Mais il faudrait encore dire deux mots des " devinettes " que la romancière sème tout au long de son aventure indienne. Car Brina Svit est joueuse et aime les énigmes qui mettent le lecteur à l'épreuve. Qui donc se cache derrière les envois qu'elle découvre dans les courriels ? Est-ce Manca, l'amie slovène ? Je n'ai pas élucidé ce point, d'autant plus que la romancière parle d'un ami ; mais j'ai cependant identifié quelques-uns des auteurs des citations posées en devinettes au hasard des pages. Dans le désordre, pour laisser au lecteur le plaisir de se livrer lui-même à l'enquête : Matthieu (Nouveau Testament), Marx, Tolstoi, Görz, Vega, Cioran, Thoreau...

Tout en finesse et en tension, Le Dieu des obstacles ne manque pas de sel. Diversifiés, ajoutés aux nombreuses anticipations qui jalonnent le récit, ces multiples indices sont autant de subtilités narratives qui le pimentent.

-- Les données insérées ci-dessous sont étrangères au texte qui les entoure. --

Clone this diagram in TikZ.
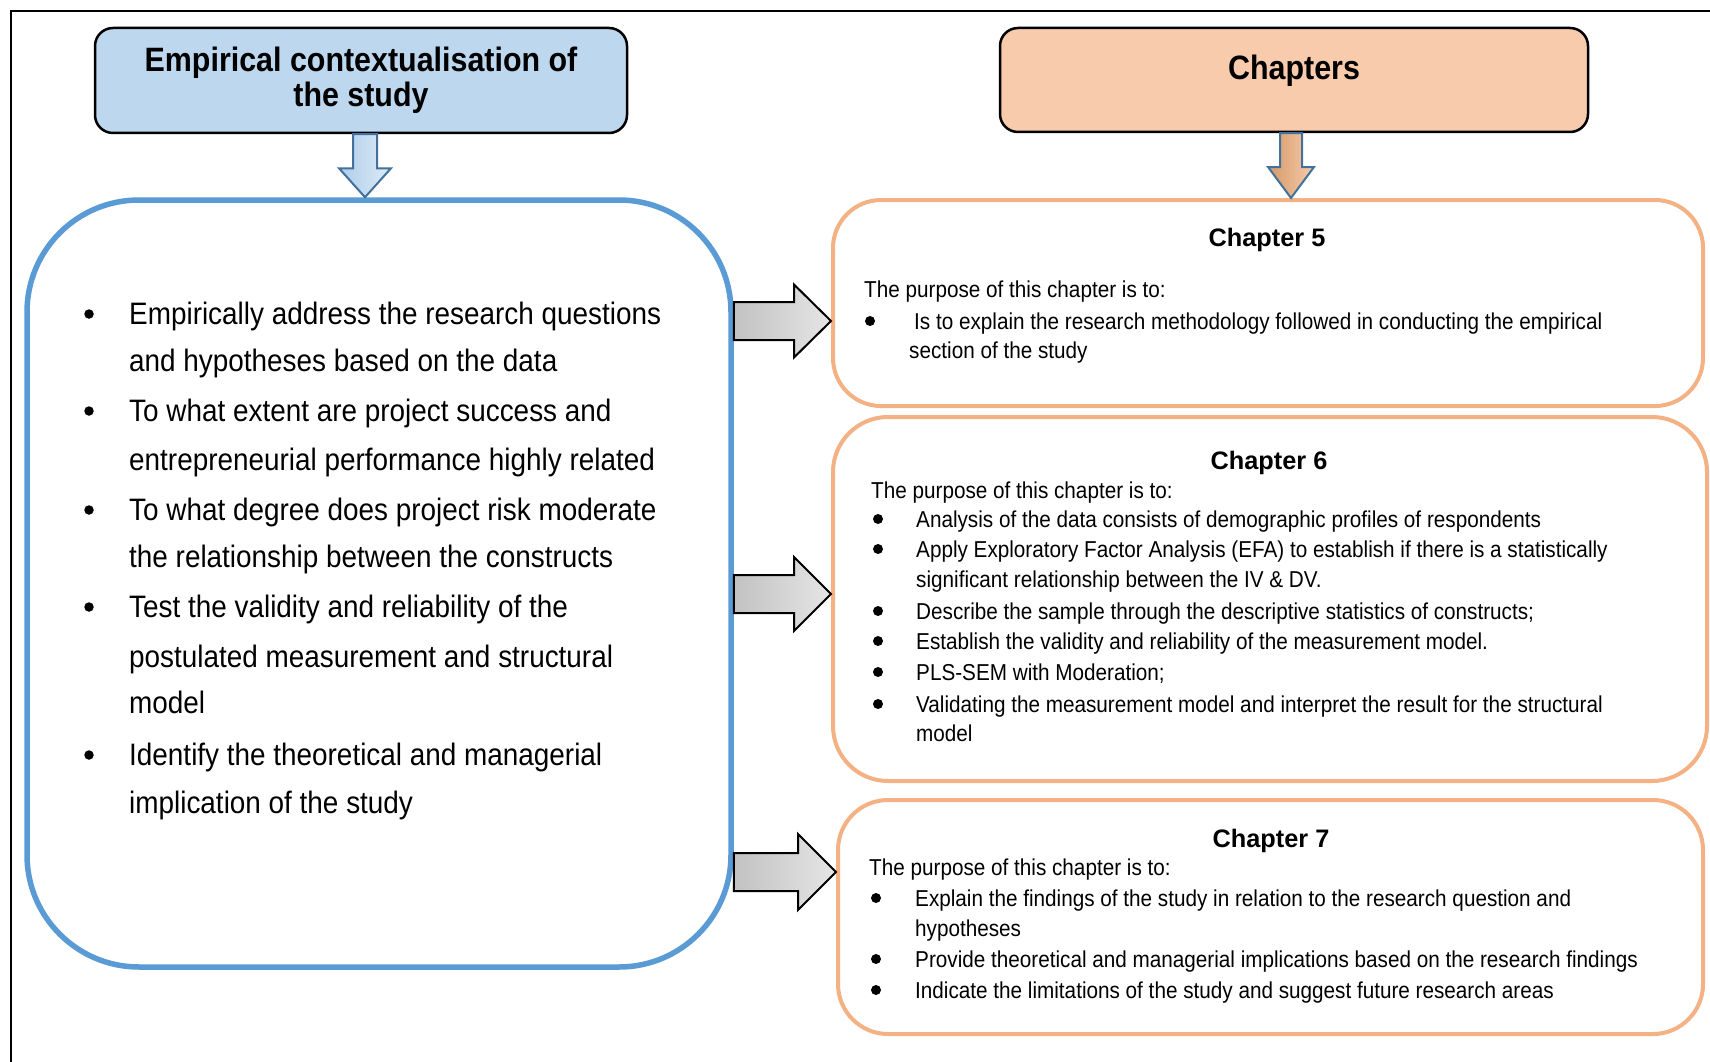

Peut-être, au terme de son séjour au centre ayurvédique du Kerala, plus mouvementé qu'il n'y parait, la romancière, même si elle n'est pas parvenue à totalement annihiler sa volonté d'oubli, aura-t-elle du moins fait l'expérience émouvante de la modestie.

Quant à la question de la mort, abordée au détour d'une discussion sur l'avenir de la planète, Brina Svit avoue, au bout d'un long silence méditatif : " Je ne suis pas encore prête, loin de là. J'ai peur. "

Attendrissante Brina, si naturelle, si vraie. Et si désemparée.